Request » Give the material once more, word for word, without any images.

Given data »

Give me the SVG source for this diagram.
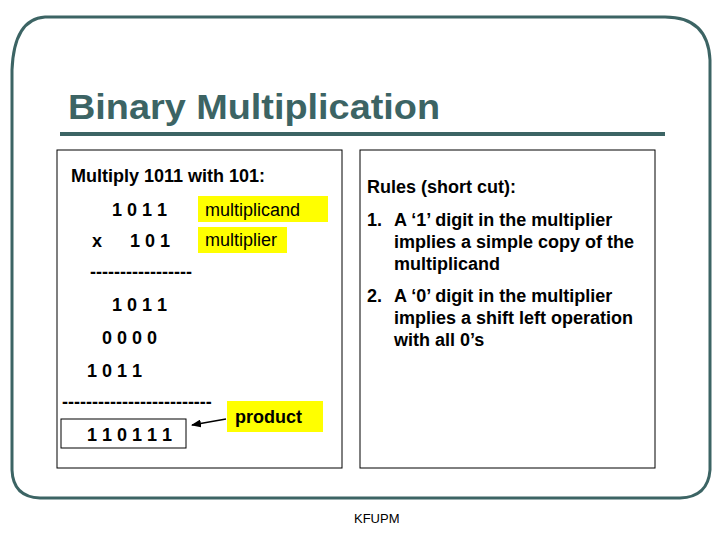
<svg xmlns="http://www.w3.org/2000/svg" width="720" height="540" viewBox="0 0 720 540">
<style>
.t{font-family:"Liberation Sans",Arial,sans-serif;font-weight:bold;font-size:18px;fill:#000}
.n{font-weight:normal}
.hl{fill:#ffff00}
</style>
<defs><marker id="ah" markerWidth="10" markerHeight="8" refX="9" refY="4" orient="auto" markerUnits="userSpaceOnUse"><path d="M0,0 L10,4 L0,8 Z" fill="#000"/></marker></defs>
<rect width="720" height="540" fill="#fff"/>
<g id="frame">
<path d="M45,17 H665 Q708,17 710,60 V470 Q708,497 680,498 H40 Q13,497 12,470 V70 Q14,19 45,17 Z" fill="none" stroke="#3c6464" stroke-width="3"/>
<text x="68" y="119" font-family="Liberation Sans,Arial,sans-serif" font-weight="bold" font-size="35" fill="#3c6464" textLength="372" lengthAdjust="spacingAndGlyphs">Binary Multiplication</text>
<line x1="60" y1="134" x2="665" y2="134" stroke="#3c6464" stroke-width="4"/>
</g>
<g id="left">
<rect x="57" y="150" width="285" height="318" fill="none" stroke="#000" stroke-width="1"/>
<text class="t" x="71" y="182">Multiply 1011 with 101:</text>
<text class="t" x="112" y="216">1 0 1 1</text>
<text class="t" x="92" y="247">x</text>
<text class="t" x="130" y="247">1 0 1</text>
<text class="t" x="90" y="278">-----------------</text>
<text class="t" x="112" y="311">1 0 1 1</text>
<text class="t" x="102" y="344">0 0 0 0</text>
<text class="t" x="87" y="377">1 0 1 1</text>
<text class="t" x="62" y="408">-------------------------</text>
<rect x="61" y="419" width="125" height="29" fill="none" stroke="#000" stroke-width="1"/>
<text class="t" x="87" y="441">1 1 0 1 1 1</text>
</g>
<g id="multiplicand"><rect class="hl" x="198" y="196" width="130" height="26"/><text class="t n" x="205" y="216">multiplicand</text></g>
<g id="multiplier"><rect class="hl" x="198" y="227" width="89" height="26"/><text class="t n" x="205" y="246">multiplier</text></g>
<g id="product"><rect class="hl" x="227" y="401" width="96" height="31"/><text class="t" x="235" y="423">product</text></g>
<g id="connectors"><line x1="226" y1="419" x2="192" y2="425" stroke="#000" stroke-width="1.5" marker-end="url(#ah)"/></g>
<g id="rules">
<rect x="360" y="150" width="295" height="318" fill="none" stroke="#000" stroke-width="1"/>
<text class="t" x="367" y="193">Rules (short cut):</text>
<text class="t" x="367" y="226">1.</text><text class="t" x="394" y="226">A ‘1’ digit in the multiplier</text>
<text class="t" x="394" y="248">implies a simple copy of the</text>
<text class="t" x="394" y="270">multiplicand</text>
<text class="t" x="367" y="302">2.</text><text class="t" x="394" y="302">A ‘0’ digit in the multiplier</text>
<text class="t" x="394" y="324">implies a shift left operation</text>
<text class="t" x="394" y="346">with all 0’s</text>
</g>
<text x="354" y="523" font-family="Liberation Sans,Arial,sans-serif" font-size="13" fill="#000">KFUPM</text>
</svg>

Solved exercise »
Give me the SVG source for this diagram.
<svg xmlns="http://www.w3.org/2000/svg" width="720" height="540" viewBox="0 0 720 540">
<style>
.t{font-family:"Liberation Sans",Arial,sans-serif;font-weight:bold;font-size:18px;fill:#000}
.n{font-weight:normal}
.hl{fill:#ffff00}
</style>
<defs><marker id="ah" markerWidth="10" markerHeight="8" refX="9" refY="4" orient="auto" markerUnits="userSpaceOnUse"><path d="M0,0 L10,4 L0,8 Z" fill="#000"/></marker></defs>
<rect width="720" height="540" fill="#fff"/>
<g id="frame">
<path d="M45,17 H665 Q708,17 710,60 V470 Q708,497 680,498 H40 Q13,497 12,470 V70 Q14,19 45,17 Z" fill="none" stroke="#3c6464" stroke-width="3"/>
<text x="68" y="119" font-family="Liberation Sans,Arial,sans-serif" font-weight="bold" font-size="35" fill="#3c6464" textLength="372" lengthAdjust="spacingAndGlyphs">Binary Multiplication</text>
<line x1="60" y1="134" x2="665" y2="134" stroke="#3c6464" stroke-width="4"/>
</g>
<g id="left">
<rect x="57" y="150" width="285" height="318" fill="none" stroke="#000" stroke-width="1"/>
<text class="t" x="71" y="182">Multiply 1011 with 101:</text>
<text class="t" x="112" y="216">1 0 1 1</text>
<text class="t" x="92" y="247">x</text>
<text class="t" x="130" y="247">1 0 1</text>
<text class="t" x="90" y="278">-----------------</text>
<text class="t" x="112" y="311">1 0 1 1</text>
<text class="t" x="102" y="344">0 0 0 0</text>
<text class="t" x="87" y="377">1 0 1 1</text>
<text class="t" x="62" y="408">-------------------------</text>
<rect x="61" y="419" width="125" height="29" fill="none" stroke="#000" stroke-width="1"/>
<text class="t" x="87" y="441">1 1 0 1 1 1</text>
</g>
<g id="multiplicand"><rect class="hl" x="198" y="196" width="130" height="26"/><text class="t n" x="205" y="216">multiplicand</text></g>
<g id="multiplier"><rect class="hl" x="198" y="227" width="89" height="26"/><text class="t n" x="205" y="246">multiplier</text></g>
<g id="product"><rect class="hl" x="227" y="401" width="96" height="31"/><text class="t" x="235" y="423">product</text></g>
<g id="connectors"><line x1="226" y1="419" x2="192" y2="425" stroke="#000" stroke-width="1.5" marker-end="url(#ah)"/></g>
<g id="rules">
<rect x="360" y="150" width="295" height="318" fill="none" stroke="#000" stroke-width="1"/>
<text class="t" x="367" y="193">Rules (short cut):</text>
<text class="t" x="367" y="226">1.</text><text class="t" x="394" y="226">A ‘1’ digit in the multiplier</text>
<text class="t" x="394" y="248">implies a simple copy of the</text>
<text class="t" x="394" y="270">multiplicand</text>
<text class="t" x="367" y="302">2.</text><text class="t" x="394" y="302">A ‘0’ digit in the multiplier</text>
<text class="t" x="394" y="324">implies a shift left operation</text>
<text class="t" x="394" y="346">with all 0’s</text>
</g>
<text x="354" y="523" font-family="Liberation Sans,Arial,sans-serif" font-size="13" fill="#000">KFUPM</text>
</svg>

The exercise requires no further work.